Simon Wilcox (born 1976) is a Canadian musician and artist.

Born in Hamilton, Ontario, Canada, Wilcox is the daughter of Canadian rock musician David Wilcox and British multi-media artist/record producer Sadia Sadia. She is also the great niece of Canadian academic John Meisel. At the age of three, she was placed with a female friend of the family in Ottawa, Ontario while her parents went on tour. She grew up in Ottawa, seeing her parents on a sporadic basis until she turned 17, when she moved to Toronto.

In 1996 while attending the Ontario College of Art and Design, Wilcox played a prominent role in the gothic rock group Exovedate’s second CD. The album was very well received by college, university, and underground radio, notably charting in the top 10 on the University of Toronto's FM station CIUT-FM for three months in 1997. While Wilcox is cited as a remaining and important influence on this band, it was her unfettered solo albums Mongrel of Love (2000) and Smart Function (2003), which firmly established her as an important Canadian musician.

Wilcox has also had significant success as a songwriter, winning the SOCAN No. 1 Song Award for her song "Stay", which reached the peak of Canadian Music Network's Bravo! chart on October 18, 2005. The song was co-written and recorded by the distinctive Quebec-based star Jorane and appears on Jorane's 2004 album, The You and the Now.

"Stay" was Wilcox's third co-written No. 1 song in little more than a year, each recorded by remarkably different performers.
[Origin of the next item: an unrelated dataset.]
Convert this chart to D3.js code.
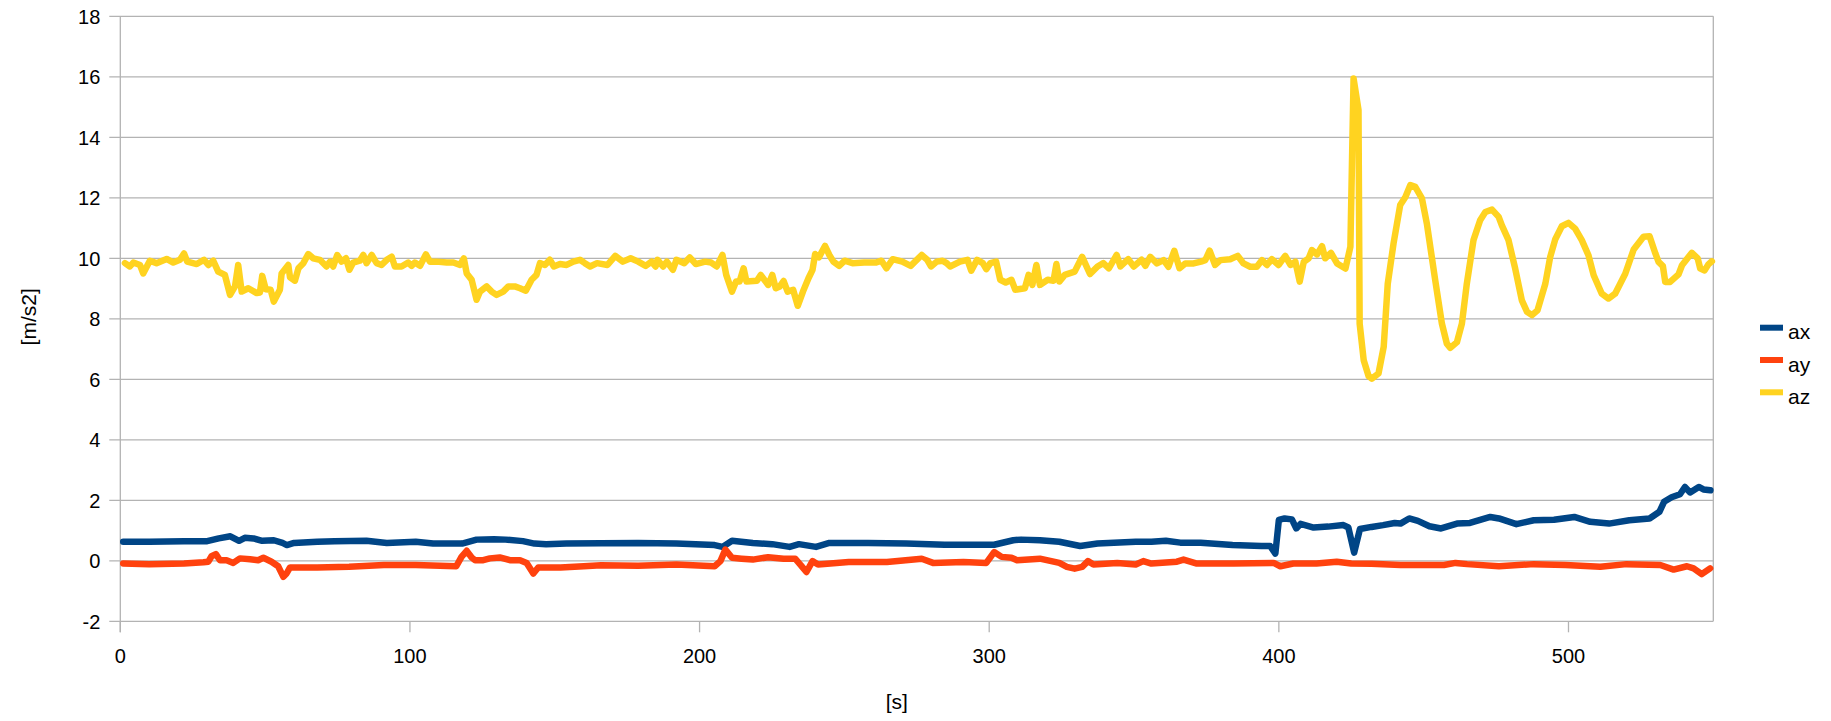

The others were "Home" (recorded by Three Days Grace) and "Tell All Your Friends" (recorded by Projet Orange.)"

Her third album The Charm and The Strange was released on May 22, 2007 and featured the single "Eyes On You".

Simon appears on The Kooks cover version of Peter Bjorn & John's 'Young Folks' where she sings Victoria Bergsman's part of the song. http://www.youtube.com/watch?v=t9FkQS_UyIY

The song was released on a free cd that accompanied the March 1, 2008 issue of the NME.

On March 9, 2008 her Kenyan video diary was broadcast across Canada on CBC News: Sunday. Wilcox went to Kenya in the summer of 2007, after co-writing the official song for the 2006 International AIDS Conference (held in Toronto).

Simon currently divides her time between the UK, Toronto and Los Angeles.